:: Exercise details ::
Find each line with the word "matplotlib" and copy it.

:: Dataset content ::
○ ○ ○ ○ ○ ○ ○

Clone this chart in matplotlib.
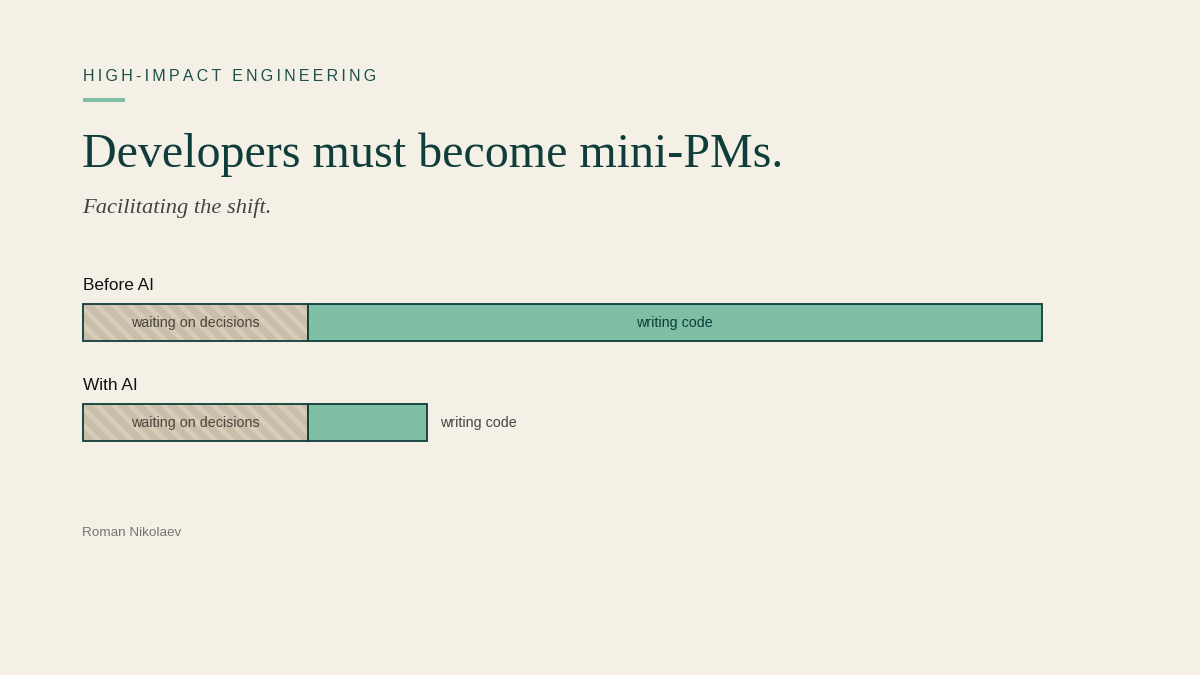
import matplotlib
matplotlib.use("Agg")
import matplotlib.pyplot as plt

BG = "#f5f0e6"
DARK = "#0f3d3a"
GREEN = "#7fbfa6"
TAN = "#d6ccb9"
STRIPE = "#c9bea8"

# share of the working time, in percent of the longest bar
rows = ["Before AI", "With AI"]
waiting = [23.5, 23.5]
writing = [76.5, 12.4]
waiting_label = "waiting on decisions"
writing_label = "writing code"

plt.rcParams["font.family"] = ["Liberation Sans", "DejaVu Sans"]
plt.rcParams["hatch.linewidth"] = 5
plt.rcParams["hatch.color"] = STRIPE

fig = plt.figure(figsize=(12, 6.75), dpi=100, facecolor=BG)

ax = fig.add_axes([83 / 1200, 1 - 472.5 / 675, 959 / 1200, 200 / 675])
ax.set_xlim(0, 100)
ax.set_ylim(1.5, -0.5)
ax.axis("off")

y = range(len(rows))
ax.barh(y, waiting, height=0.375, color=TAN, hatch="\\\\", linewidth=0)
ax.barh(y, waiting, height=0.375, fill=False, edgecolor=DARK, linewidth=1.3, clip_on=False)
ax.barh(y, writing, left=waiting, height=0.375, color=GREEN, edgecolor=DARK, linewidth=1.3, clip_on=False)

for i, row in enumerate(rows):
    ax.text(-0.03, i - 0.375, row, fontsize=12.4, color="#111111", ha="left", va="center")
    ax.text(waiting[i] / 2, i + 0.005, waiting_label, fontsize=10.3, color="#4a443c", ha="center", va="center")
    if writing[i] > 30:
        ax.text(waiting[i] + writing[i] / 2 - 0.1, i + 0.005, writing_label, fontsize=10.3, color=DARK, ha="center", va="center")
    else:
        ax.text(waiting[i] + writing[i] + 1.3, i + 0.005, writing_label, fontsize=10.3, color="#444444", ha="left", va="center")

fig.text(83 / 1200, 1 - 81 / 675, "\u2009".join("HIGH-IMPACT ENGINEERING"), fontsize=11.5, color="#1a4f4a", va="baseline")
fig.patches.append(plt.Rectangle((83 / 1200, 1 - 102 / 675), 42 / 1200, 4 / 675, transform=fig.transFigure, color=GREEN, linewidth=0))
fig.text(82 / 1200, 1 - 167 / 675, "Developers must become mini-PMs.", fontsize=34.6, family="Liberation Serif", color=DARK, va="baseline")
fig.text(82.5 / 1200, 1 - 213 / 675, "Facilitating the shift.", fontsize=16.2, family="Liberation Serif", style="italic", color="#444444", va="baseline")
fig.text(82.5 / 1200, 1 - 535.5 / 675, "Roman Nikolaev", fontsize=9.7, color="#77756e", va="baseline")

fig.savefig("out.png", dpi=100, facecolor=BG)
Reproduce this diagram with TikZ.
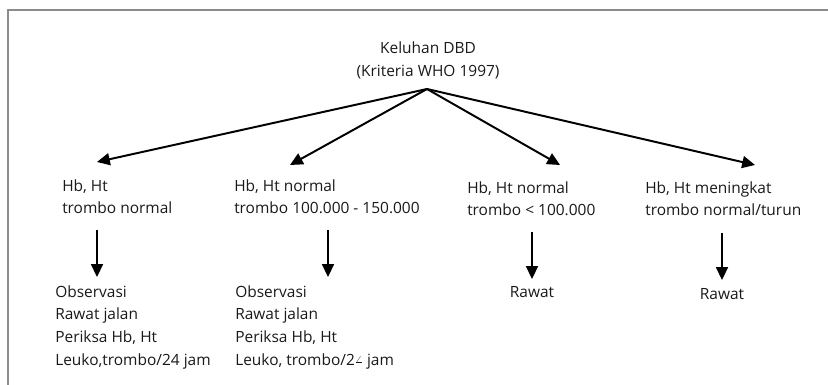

○ ○ ○ ○ ○ ○ ○

:: Result ::
Clone this chart in matplotlib.
import matplotlib
matplotlib.use("Agg")
import matplotlib.pyplot as plt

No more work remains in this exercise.